Massachusetts has one of the most — if not the most — restrictive independent contractor statutes in the U.S. The statute is intended to protect workers by classifying them as “employees,” rather than “independent contractors,” and thereby grant them the benefits and rights of employment when circumstances indicate that they are, in fact, employees. In keeping with its intended purpose, the Massachusetts independent contractor statute contains a three-prong test and places the burden of proof on the employer. If the employer fails to demonstrate any one of the three criteria set forth in the statute, that is enough to establish that the worker is an employee rather than an independent contractor.
In Schwann, et al. v. FedEx Ground Package System, Inc., the plaintiffs were pick-up and delivery drivers for defendant FedEx in Massachusetts. The drivers alleged that FedEx violated Massachusetts law by improperly classifying them as independent contractors when they were in fact employees of FedEx. In a motion for summary judgment, the drivers argued that FedEx could not satisfy prongs two and three of the statute: prong number two, which required that the package pick-up and delivery services the drivers performed be outside the usual course of FedEx’s business, and prong number three, which required that the drivers perform similar services for independent third parties. FedEx fired back in its own motion for summary judgment on all of the drivers’ claims on the ground that the Massachusetts independent contractor statute, as applied to the motor carrier industry, is preempted by the Federal Aviation Administration Authorization Act of 1994 (FAAAA).
The U.S. District Court for the District of Massachusetts addressed FedEx’s FAAAA claim first, because if that argument were successful, it would mean that the court would not need to analyze the independent contractor statute claim. The court held that the FAAAA did not preempt the drivers’ claims. According to the court, the purpose of the Massachusetts independent contractor statute is merely to identify a class of workers protected by the Wage Laws, which, in turn, apply broadly to all employees in businesses in Massachusetts. The statute, the court explained, simply tells businesses that operate in Massachusetts, including FedEx, when a worker must be paid as an employee; it does not speak to how a specific job is performed (e.g., how FedEx drivers deliver packages to customers). As a result, the Court denied FedEx’s motion for summary judgment.
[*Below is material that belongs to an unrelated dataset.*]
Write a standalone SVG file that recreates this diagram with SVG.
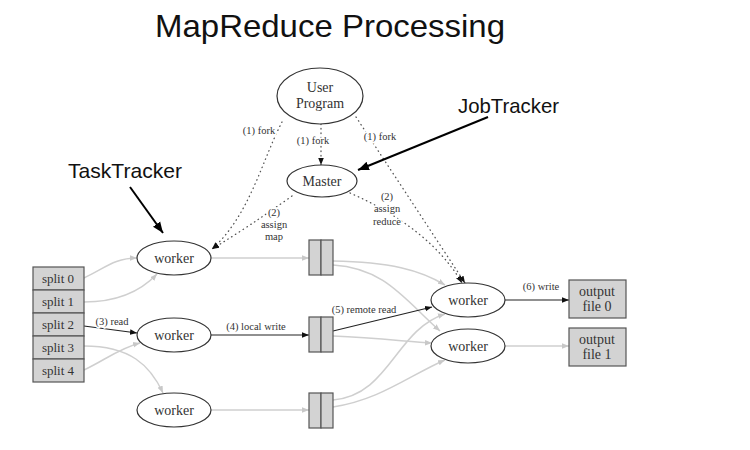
<svg xmlns="http://www.w3.org/2000/svg" width="750" height="450" viewBox="0 0 750 450">
<defs>
<marker id="ab" viewBox="0 0 10 10" refX="10" refY="5" markerWidth="7" markerHeight="7" orient="auto" markerUnits="userSpaceOnUse"><path d="M0,1 L10,5 L0,9 Z" fill="#111"/></marker>
<marker id="ag" viewBox="0 0 10 10" refX="10" refY="5" markerWidth="7" markerHeight="7" orient="auto" markerUnits="userSpaceOnUse"><path d="M0,1 L10,5 L0,9 Z" fill="#c8c8c8"/></marker>
<marker id="ak" viewBox="0 0 10 10" refX="10" refY="5" markerWidth="11" markerHeight="11" orient="auto" markerUnits="userSpaceOnUse"><path d="M0,1 L10,5 L0,9 Z" fill="#000"/></marker>
</defs>
<style>
.node{fill:#fff;stroke:#333;stroke-width:1.2}
.box{fill:#d3d3d3;stroke:#555;stroke-width:1.2}
.t{font-family:"Liberation Serif","DejaVu Serif",serif;fill:#333;text-anchor:middle}
.n{font-size:14px}
.s{font-size:13px}
.l{font-size:10.5px;stroke:#fff;stroke-width:3;paint-order:stroke;stroke-linejoin:round}
.h{font-family:"Liberation Sans","Open Sans",sans-serif;fill:#111}
.dot{fill:none;stroke:#555;stroke-width:1.3;stroke-dasharray:0.5 4;stroke-linecap:round}
.g{fill:none;stroke:#cfcfcf;stroke-width:1.5}
.b{fill:none;stroke:#222;stroke-width:1.2}
</style>
<rect width="750" height="450" fill="#fff"/>
<text class="h" x="155" y="37" font-size="32" textLength="350" lengthAdjust="spacingAndGlyphs">MapReduce Processing</text>

<g id="connectors">
<path class="dot" d="M282,122 C262,160 250,215 212,249" marker-end="url(#ab)"/>
<path class="dot" d="M292,196 Q250,226 212,249" marker-end="url(#ab)"/>
<path class="dot" d="M321,124 L321,165" marker-end="url(#ab)"/>
<path class="dot" d="M356,117 L465,283" marker-end="url(#ab)"/>
<path class="dot" d="M350,193 C400,215 440,245 462,283" marker-end="url(#ab)"/>
<path class="g" d="M84,278 C105,268 115,258 137,258" marker-end="url(#ag)"/>
<path class="g" d="M84,302 C115,302 140,292 157,274" marker-end="url(#ag)"/>
<path class="b" d="M84,326 L137,333" marker-end="url(#ab)"/>
<path class="g" d="M84,346 C130,346 150,365 163,393" marker-end="url(#ag)"/>
<path class="g" d="M84,370 C105,360 120,348 140,343" marker-end="url(#ag)"/>
<path class="g" d="M211,258 L309,258" marker-end="url(#ag)"/>
<path class="b" d="M211,335 L309,335" marker-end="url(#ab)"/>
<path class="g" d="M211,410 L309,410" marker-end="url(#ag)"/>
<path class="g" d="M333,261 C390,262 420,270 445,285" marker-end="url(#ag)"/>
<path class="g" d="M333,265 C385,268 405,300 440,331" marker-end="url(#ag)"/>
<path class="b" d="M333,331 L432,307" marker-end="url(#ab)"/>
<path class="g" d="M333,336 C380,338 410,342 432,343" marker-end="url(#ag)"/>
<path class="g" d="M333,400 C390,395 395,330 445,314" marker-end="url(#ag)"/>
<path class="g" d="M333,407 C380,400 410,375 445,360" marker-end="url(#ag)"/>
<path class="b" d="M505,300 L569,300" marker-end="url(#ab)"/>
<path class="g" d="M505,346 L569,346" marker-end="url(#ag)"/>
<path fill="none" stroke="#000" stroke-width="2" d="M488,117 L358,170" marker-end="url(#ak)"/>
<path fill="none" stroke="#000" stroke-width="2" d="M130,187 L163,233" marker-end="url(#ak)"/>
</g>

<g id="labels">
<text class="t l" x="259" y="134">(1) fork</text>
<text class="t l" x="313" y="144">(1) fork</text>
<text class="t l" x="380" y="140">(1) fork</text>
<text class="t l" x="274" y="216">(2)</text>
<text class="t l" x="274" y="228">assign</text>
<text class="t l" x="274" y="240">map</text>
<text class="t l" x="387" y="200">(2)</text>
<text class="t l" x="387" y="212">assign</text>
<text class="t l" x="387" y="225">reduce</text>
<text class="t l" x="112" y="325">(3) read</text>
<text class="t l" x="256" y="330">(4) local write</text>
<text class="t l" x="364" y="313">(5) remote read</text>
<text class="t l" x="541" y="290">(6) write</text>
<text class="h" x="458" y="113" font-size="21" textLength="101" lengthAdjust="spacingAndGlyphs">JobTracker</text>
<text class="h" x="68" y="178" font-size="21" textLength="114" lengthAdjust="spacingAndGlyphs">TaskTracker</text>
</g>

<g id="user-program"><ellipse class="node" cx="320" cy="96" rx="43" ry="28"/><text class="t n" x="320" y="92">User</text><text class="t n" x="320" y="108">Program</text></g>
<g id="master"><ellipse class="node" cx="322" cy="181" rx="35" ry="16"/><text class="t n" x="322" y="186">Master</text></g>
<g id="map-worker-0"><ellipse class="node" cx="174" cy="258" rx="37" ry="17"/><text class="t n" x="174" y="263">worker</text></g>
<g id="map-worker-1"><ellipse class="node" cx="174" cy="335" rx="37" ry="17"/><text class="t n" x="174" y="340">worker</text></g>
<g id="map-worker-2"><ellipse class="node" cx="174" cy="410" rx="37" ry="17"/><text class="t n" x="174" y="415">worker</text></g>
<g id="splits">
<rect class="box" x="33" y="267" width="51" height="23"/><text class="t s" x="58" y="283">split 0</text>
<rect class="box" x="33" y="290" width="51" height="23"/><text class="t s" x="58" y="306">split 1</text>
<rect class="box" x="33" y="313" width="51" height="23"/><text class="t s" x="58" y="329">split 2</text>
<rect class="box" x="33" y="336" width="51" height="23"/><text class="t s" x="58" y="352">split 3</text>
<rect class="box" x="33" y="359" width="51" height="23"/><text class="t s" x="58" y="375">split 4</text>
</g>
<g id="inter-0"><rect class="box" x="309" y="240" width="12" height="35"/><rect class="box" x="321" y="240" width="12" height="35"/></g>
<g id="inter-1"><rect class="box" x="309" y="317" width="12" height="35"/><rect class="box" x="321" y="317" width="12" height="35"/></g>
<g id="inter-2"><rect class="box" x="309" y="393" width="12" height="35"/><rect class="box" x="321" y="393" width="12" height="35"/></g>
<g id="reduce-worker-0"><ellipse class="node" cx="468" cy="300" rx="37" ry="17"/><text class="t n" x="468" y="305">worker</text></g>
<g id="reduce-worker-1"><ellipse class="node" cx="468" cy="346" rx="37" ry="17"/><text class="t n" x="468" y="351">worker</text></g>
<g id="output-0"><rect class="box" x="569" y="280" width="57" height="38"/><text class="t n" x="597" y="296">output</text><text class="t n" x="597" y="311">file 0</text></g>
<g id="output-1"><rect class="box" x="569" y="328" width="57" height="38"/><text class="t n" x="597" y="344">output</text><text class="t n" x="597" y="359">file 1</text></g>
</svg>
The Court next turned to the drivers’ misclassification claim. With respect to the second prong, the drivers asserted that package pick-up and delivery is the whole point of FedEx’s business. FedEx, on the other hand, claims that rather than being in the package-delivery business, its real business is “logistics,” more specifically, the operating of “a sophisticated information and distribution network for the pickup and delivery of small packages.” The court sided with the drivers, concluding that FedEx could not claim that it does not provide delivery services by simply refusing to recognize its delivery drivers as employees. Because FedEx must satisfy all three prongs of the independent contractor statute to rebut the presumption of the drivers’ employee status, the court did not need to consider the drivers’ claim that FedEx could not satisfy the third prong. The court ruled that the drivers were employees of FedEx under Massachusetts law. Thus, the drivers’ motion for summary judgment as to the misclassification claim was granted, and FedEx will owe them damages under the Massachusetts Wage Act.
It is extremely difficult to have a worker in Massachusetts who would qualify as an independent contractor under Massachusetts law. Let this case serve as a reminder of the dangers of classifying employees as independent contractors, which ultimately can include treble (triple) damages under the Wage Laws.